>>>>

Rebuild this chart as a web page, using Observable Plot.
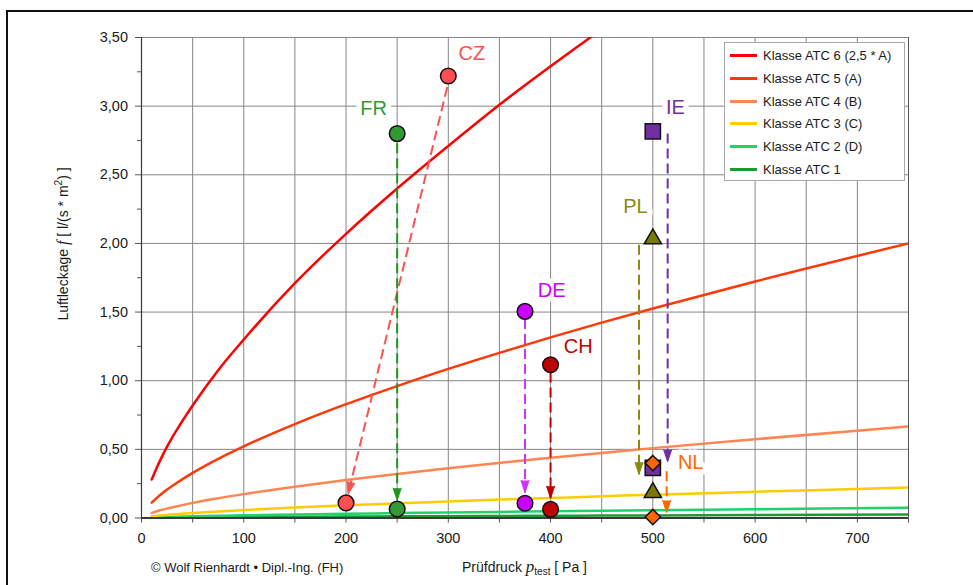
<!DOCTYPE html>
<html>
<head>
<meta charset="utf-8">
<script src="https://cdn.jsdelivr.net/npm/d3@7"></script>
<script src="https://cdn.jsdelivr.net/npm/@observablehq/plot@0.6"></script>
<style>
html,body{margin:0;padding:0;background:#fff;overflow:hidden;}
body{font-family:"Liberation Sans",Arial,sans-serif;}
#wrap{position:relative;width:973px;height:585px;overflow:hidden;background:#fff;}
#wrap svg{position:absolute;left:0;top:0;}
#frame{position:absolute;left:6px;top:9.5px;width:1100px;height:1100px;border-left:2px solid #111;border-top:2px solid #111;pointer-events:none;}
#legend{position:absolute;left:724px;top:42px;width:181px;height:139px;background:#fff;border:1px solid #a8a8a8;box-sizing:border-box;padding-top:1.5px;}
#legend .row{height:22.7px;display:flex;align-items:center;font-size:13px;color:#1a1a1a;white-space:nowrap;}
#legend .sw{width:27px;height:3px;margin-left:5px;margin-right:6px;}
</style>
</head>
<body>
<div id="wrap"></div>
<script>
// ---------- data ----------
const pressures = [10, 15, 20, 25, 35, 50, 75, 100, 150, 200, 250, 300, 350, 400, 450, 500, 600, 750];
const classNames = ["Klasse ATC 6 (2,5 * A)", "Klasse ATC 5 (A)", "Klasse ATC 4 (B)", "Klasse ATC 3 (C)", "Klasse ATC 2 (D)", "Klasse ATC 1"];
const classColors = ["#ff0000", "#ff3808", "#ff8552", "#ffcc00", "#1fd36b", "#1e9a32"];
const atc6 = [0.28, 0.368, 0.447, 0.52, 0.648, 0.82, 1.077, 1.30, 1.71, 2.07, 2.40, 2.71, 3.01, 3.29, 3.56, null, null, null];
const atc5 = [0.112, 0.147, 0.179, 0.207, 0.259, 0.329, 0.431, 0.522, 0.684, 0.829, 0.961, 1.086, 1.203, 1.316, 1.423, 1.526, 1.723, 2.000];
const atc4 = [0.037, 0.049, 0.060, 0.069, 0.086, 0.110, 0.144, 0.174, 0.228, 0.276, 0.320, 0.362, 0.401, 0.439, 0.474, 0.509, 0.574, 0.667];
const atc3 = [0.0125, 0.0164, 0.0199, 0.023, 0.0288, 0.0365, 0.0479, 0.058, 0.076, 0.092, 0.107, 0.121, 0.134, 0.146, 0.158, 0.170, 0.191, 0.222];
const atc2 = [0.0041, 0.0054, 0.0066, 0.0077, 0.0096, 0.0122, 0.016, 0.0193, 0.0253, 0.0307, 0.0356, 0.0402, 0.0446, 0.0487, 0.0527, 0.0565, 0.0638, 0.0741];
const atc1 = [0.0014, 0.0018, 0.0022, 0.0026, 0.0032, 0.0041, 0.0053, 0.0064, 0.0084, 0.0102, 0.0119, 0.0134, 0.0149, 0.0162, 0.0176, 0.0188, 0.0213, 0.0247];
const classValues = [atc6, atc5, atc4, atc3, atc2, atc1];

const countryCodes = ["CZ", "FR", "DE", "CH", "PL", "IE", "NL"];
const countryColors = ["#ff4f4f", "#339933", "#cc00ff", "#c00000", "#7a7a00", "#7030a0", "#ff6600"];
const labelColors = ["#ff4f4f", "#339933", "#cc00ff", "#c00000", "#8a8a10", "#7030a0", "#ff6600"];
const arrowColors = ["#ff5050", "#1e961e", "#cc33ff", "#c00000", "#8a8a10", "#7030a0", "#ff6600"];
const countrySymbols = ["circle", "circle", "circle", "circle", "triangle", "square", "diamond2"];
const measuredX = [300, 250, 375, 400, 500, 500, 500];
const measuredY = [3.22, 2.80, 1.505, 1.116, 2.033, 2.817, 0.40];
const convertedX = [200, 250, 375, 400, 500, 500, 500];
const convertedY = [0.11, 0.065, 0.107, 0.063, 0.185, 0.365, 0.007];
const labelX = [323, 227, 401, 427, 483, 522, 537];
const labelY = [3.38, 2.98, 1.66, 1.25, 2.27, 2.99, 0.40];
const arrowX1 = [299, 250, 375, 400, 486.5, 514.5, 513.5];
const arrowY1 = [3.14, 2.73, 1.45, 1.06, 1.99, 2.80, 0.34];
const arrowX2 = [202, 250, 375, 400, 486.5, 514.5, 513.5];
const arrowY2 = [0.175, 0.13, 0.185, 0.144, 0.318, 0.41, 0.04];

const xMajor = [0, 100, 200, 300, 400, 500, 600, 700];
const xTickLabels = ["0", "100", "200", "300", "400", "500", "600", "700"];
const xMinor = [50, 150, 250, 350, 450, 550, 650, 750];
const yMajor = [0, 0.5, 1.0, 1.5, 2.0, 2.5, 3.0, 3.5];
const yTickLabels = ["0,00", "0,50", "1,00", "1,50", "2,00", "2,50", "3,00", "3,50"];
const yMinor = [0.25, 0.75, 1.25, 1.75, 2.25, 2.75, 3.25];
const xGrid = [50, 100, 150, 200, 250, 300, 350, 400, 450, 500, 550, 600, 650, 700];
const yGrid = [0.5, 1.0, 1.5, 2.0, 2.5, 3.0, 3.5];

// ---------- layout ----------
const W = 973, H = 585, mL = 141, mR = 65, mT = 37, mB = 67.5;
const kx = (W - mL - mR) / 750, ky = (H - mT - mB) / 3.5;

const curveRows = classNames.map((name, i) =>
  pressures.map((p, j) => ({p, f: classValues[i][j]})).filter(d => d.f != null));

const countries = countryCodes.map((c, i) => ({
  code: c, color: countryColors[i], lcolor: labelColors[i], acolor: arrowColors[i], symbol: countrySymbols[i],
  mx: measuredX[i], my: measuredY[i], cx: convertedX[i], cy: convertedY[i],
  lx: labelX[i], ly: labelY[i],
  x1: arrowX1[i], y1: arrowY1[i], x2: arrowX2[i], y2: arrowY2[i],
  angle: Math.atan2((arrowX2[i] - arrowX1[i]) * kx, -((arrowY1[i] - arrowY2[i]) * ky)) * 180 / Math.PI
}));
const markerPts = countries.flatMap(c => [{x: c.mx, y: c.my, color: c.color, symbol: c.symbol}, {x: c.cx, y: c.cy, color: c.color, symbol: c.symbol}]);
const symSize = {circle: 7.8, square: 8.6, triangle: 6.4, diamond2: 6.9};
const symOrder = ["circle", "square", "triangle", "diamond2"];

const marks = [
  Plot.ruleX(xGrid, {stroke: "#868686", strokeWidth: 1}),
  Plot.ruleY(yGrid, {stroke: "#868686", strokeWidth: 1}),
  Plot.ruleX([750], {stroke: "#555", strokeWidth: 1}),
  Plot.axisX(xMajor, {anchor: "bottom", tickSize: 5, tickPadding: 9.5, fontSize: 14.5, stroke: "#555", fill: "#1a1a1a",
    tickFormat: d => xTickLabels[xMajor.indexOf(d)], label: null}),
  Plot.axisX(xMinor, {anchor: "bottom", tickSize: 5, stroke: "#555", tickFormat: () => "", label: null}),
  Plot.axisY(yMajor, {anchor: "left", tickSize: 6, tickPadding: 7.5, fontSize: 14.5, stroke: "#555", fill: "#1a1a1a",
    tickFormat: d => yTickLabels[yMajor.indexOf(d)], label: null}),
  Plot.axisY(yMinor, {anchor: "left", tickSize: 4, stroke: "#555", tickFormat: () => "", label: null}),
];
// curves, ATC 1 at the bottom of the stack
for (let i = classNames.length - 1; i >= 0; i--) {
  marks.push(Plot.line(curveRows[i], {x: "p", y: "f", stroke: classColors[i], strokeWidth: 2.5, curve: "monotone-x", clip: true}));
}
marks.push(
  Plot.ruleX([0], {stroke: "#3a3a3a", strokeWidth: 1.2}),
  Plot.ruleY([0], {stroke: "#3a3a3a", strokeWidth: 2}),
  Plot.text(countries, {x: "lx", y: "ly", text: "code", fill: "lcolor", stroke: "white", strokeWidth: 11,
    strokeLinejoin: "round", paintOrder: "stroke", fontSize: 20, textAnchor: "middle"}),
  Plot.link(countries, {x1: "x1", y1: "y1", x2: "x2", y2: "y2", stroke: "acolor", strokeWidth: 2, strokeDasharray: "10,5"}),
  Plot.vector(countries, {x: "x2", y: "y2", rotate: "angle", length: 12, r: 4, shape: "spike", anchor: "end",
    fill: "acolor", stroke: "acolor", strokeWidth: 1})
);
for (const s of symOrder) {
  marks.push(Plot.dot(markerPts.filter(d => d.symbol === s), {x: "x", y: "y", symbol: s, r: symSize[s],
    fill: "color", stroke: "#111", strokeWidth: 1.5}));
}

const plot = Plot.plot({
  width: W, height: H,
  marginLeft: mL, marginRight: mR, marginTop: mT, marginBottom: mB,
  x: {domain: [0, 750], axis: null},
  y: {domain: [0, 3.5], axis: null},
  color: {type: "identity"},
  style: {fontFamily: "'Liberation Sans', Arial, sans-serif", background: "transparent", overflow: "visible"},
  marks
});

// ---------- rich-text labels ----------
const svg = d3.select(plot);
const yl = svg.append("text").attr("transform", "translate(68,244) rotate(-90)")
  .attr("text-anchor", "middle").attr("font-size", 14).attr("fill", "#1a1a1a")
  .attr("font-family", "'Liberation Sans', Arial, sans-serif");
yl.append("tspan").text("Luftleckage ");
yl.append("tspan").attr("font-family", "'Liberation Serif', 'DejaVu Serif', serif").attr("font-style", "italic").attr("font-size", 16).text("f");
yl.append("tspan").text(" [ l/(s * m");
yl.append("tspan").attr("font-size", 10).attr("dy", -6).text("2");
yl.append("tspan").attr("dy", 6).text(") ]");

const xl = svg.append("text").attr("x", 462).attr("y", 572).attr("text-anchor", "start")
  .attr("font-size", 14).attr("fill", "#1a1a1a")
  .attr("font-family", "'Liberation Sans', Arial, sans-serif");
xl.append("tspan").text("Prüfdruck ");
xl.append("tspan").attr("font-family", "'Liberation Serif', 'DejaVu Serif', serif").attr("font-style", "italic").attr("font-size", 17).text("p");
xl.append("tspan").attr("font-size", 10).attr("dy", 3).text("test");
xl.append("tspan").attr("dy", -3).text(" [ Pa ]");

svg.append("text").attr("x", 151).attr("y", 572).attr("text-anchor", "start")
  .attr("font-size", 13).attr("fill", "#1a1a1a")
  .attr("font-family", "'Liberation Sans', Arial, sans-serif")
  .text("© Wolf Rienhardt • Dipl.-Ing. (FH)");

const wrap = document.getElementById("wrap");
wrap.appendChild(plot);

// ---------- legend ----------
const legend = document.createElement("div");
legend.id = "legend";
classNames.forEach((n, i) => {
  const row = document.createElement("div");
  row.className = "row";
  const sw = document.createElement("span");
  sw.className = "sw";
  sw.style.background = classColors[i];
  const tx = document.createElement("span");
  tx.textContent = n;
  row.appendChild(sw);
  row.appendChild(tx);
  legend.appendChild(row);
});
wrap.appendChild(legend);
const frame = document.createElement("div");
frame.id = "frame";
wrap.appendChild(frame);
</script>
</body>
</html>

<<<<

◆ Set problem
Exactly reproduce the run of lines from the start of the listing through the line with "const classValues = [atc6, atc5, atc4, atc3, atc2, atc1];", inclusive; pictures are not copied.

◆ Full answer
Rebuild this chart as a web page, using Observable Plot.
<!DOCTYPE html>
<html>
<head>
<meta charset="utf-8">
<script src="https://cdn.jsdelivr.net/npm/d3@7"></script>
<script src="https://cdn.jsdelivr.net/npm/@observablehq/plot@0.6"></script>
<style>
html,body{margin:0;padding:0;background:#fff;overflow:hidden;}
body{font-family:"Liberation Sans",Arial,sans-serif;}
#wrap{position:relative;width:973px;height:585px;overflow:hidden;background:#fff;}
#wrap svg{position:absolute;left:0;top:0;}
#frame{position:absolute;left:6px;top:9.5px;width:1100px;height:1100px;border-left:2px solid #111;border-top:2px solid #111;pointer-events:none;}
#legend{position:absolute;left:724px;top:42px;width:181px;height:139px;background:#fff;border:1px solid #a8a8a8;box-sizing:border-box;padding-top:1.5px;}
#legend .row{height:22.7px;display:flex;align-items:center;font-size:13px;color:#1a1a1a;white-space:nowrap;}
#legend .sw{width:27px;height:3px;margin-left:5px;margin-right:6px;}
</style>
</head>
<body>
<div id="wrap"></div>
<script>
// ---------- data ----------
const pressures = [10, 15, 20, 25, 35, 50, 75, 100, 150, 200, 250, 300, 350, 400, 450, 500, 600, 750];
const classNames = ["Klasse ATC 6 (2,5 * A)", "Klasse ATC 5 (A)", "Klasse ATC 4 (B)", "Klasse ATC 3 (C)", "Klasse ATC 2 (D)", "Klasse ATC 1"];
const classColors = ["#ff0000", "#ff3808", "#ff8552", "#ffcc00", "#1fd36b", "#1e9a32"];
const atc6 = [0.28, 0.368, 0.447, 0.52, 0.648, 0.82, 1.077, 1.30, 1.71, 2.07, 2.40, 2.71, 3.01, 3.29, 3.56, null, null, null];
const atc5 = [0.112, 0.147, 0.179, 0.207, 0.259, 0.329, 0.431, 0.522, 0.684, 0.829, 0.961, 1.086, 1.203, 1.316, 1.423, 1.526, 1.723, 2.000];
const atc4 = [0.037, 0.049, 0.060, 0.069, 0.086, 0.110, 0.144, 0.174, 0.228, 0.276, 0.320, 0.362, 0.401, 0.439, 0.474, 0.509, 0.574, 0.667];
const atc3 = [0.0125, 0.0164, 0.0199, 0.023, 0.0288, 0.0365, 0.0479, 0.058, 0.076, 0.092, 0.107, 0.121, 0.134, 0.146, 0.158, 0.170, 0.191, 0.222];
const atc2 = [0.0041, 0.0054, 0.0066, 0.0077, 0.0096, 0.0122, 0.016, 0.0193, 0.0253, 0.0307, 0.0356, 0.0402, 0.0446, 0.0487, 0.0527, 0.0565, 0.0638, 0.0741];
const atc1 = [0.0014, 0.0018, 0.0022, 0.0026, 0.0032, 0.0041, 0.0053, 0.0064, 0.0084, 0.0102, 0.0119, 0.0134, 0.0149, 0.0162, 0.0176, 0.0188, 0.0213, 0.0247];
const classValues = [atc6, atc5, atc4, atc3, atc2, atc1];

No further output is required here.